Interviewing Sharon Horgan for the Alternative MacTaggart at the Edinburgh TV festival, Boyle said commissioners were choosing safe, mass appeal shows such as Mrs Brown’s Boys at the expense of alternative shows such as Horgan’s own Pulling, which was cancelled after two series.

He suggested that the fallout from the Sachsgate scandal involving Jonathan Ross and Russell Brand had led to a more cautious approach at the BBC and other broadcasters.

“Ratings are the main thing. Critical hits are a bonus,” said Boyle. “If something is a big ratings hit – like Mrs Brown’s Boys as a random example – they try to do one of those. But when something comes out that’s a critical hit, they go, ‘That’s ticked that box for a while. Don’t need to make another sitcom with a lesbian for five years.’

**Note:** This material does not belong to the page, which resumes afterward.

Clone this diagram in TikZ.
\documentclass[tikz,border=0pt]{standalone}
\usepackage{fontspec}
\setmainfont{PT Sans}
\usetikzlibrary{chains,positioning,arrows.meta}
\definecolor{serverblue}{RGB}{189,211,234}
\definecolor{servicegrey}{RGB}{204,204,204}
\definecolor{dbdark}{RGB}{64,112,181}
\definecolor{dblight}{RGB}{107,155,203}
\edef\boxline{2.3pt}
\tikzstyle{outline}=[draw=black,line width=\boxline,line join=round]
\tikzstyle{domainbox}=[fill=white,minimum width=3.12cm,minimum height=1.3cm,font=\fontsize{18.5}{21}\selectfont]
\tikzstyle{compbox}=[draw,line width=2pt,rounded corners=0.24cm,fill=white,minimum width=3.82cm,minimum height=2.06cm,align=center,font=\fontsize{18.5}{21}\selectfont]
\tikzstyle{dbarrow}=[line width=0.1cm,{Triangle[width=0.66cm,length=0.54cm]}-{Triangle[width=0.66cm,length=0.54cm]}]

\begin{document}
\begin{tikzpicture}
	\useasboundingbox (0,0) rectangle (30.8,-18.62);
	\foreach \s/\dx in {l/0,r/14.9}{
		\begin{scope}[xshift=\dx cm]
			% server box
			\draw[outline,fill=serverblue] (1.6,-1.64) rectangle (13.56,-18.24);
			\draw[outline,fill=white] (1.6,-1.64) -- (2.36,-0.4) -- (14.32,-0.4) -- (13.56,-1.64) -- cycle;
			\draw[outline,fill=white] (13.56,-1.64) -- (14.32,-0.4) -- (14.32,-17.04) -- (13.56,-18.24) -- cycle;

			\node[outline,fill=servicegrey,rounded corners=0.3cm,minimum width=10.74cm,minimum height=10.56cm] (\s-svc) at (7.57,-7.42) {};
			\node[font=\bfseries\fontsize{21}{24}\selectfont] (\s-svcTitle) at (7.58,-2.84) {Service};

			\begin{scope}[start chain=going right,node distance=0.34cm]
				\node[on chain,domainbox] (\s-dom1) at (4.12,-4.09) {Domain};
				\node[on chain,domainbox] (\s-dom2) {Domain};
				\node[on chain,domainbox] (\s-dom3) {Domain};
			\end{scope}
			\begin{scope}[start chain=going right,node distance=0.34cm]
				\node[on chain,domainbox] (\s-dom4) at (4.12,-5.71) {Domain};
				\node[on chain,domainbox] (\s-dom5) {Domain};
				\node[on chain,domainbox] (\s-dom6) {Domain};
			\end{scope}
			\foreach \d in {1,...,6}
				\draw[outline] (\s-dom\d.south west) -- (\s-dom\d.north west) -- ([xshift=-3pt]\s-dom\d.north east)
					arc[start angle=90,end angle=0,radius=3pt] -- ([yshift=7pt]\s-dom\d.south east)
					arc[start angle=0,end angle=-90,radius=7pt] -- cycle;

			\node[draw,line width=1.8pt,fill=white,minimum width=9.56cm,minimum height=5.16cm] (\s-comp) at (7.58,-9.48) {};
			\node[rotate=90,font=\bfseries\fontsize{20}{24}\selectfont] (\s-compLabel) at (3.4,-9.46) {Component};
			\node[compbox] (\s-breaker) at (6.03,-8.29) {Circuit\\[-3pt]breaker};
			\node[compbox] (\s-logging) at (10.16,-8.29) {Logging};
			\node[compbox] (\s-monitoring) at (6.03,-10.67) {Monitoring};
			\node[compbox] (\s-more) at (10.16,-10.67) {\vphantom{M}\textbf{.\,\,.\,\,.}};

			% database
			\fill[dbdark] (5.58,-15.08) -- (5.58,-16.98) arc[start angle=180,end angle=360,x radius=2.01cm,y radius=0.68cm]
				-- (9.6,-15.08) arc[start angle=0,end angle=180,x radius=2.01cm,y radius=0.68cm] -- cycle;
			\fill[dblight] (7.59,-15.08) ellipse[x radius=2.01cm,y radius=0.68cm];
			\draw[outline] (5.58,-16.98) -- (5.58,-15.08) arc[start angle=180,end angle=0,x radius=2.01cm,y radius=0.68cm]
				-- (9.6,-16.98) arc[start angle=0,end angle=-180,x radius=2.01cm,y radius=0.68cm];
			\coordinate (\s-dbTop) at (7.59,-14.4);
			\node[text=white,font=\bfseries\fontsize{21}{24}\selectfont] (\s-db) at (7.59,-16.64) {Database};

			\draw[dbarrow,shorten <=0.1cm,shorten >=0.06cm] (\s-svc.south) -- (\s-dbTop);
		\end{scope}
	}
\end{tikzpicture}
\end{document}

“It seems to me that television has gone back past 1978. There’s a sort of air, it’s an air of you wouldn’t know there had been alternative comedy.

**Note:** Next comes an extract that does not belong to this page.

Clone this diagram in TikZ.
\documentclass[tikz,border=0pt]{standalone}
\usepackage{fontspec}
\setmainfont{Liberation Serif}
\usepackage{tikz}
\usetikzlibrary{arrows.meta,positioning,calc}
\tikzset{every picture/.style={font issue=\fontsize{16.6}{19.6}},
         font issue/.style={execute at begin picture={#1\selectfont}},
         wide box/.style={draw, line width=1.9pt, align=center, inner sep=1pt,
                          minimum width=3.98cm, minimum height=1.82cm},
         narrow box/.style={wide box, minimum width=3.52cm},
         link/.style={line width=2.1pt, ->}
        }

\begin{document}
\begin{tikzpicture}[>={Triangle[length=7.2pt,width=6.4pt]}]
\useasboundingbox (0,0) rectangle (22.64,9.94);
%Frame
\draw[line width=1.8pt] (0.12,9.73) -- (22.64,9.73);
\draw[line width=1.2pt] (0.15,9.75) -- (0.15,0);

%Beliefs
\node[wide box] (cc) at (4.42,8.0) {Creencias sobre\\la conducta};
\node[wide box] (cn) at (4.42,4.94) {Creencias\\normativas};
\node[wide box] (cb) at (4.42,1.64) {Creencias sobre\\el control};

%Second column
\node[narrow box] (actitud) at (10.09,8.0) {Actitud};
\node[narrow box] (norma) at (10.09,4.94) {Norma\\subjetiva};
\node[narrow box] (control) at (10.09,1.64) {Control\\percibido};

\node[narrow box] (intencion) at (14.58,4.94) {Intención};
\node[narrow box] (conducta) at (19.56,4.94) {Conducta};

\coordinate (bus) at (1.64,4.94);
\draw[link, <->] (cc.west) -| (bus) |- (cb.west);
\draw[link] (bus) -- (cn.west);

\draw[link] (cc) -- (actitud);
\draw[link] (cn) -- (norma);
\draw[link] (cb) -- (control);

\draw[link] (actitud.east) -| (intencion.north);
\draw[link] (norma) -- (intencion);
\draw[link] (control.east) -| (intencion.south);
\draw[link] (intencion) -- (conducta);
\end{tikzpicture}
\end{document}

“Now you can pretty much watch most things. Most of the comedy is observational. Most of the shows are variety shows. Most of the sitcoms are family-friendly. I think it’s hit a bit of a stale patch.”

Sharon Horgan. Photograph: Ian West/PA

Mrs Brown’s Boys recently topped a Radio Times poll of the best sitcoms of the century so far, and has proved a reliable ratings hit for the BBC. It has repeatedly been the most watched show at Christmas, and has also spawned a film spin-off.

Boyle also highlighted the BBC’s Landmark Comedy season, which features remakes of old sitcoms including Porridge, Are You Being Served? and Goodnight Sweetheart as examples of a lack of risk.

Horgan said that when broadcasters began playing it safe it stemmed creativity.

She said:What they are trying to do is replicate a hit show and find another version of that. I don’t think it necessarily brings the best out of creative people or writers. Because you end up seeing the same thing done a different way.

“People have got to write the thing they are born to write or really need to say or it’s just going to be the same as everything else.”

Boyle also added his voice to calls for quotas to improve diversity in television.

“I just think we should have quotas,” he said. “Because they have been trying to do it for years, and they come to the TV festival as well and they were bringing quite senior people from the BBC or Channel 4 and they say, ‘Oh yeah it’s terrible, it’s terrible.’

“And I’m thinking, ‘You’re the creative head of the BBC, just do it. It’s your job to do it.’ And they just give a shrug.

“If they won’t do it they should be forced to do it because it shouldn’t be like that. It shouldn’t be some young black comedian’s job to make sure that the BBC do better on representation.”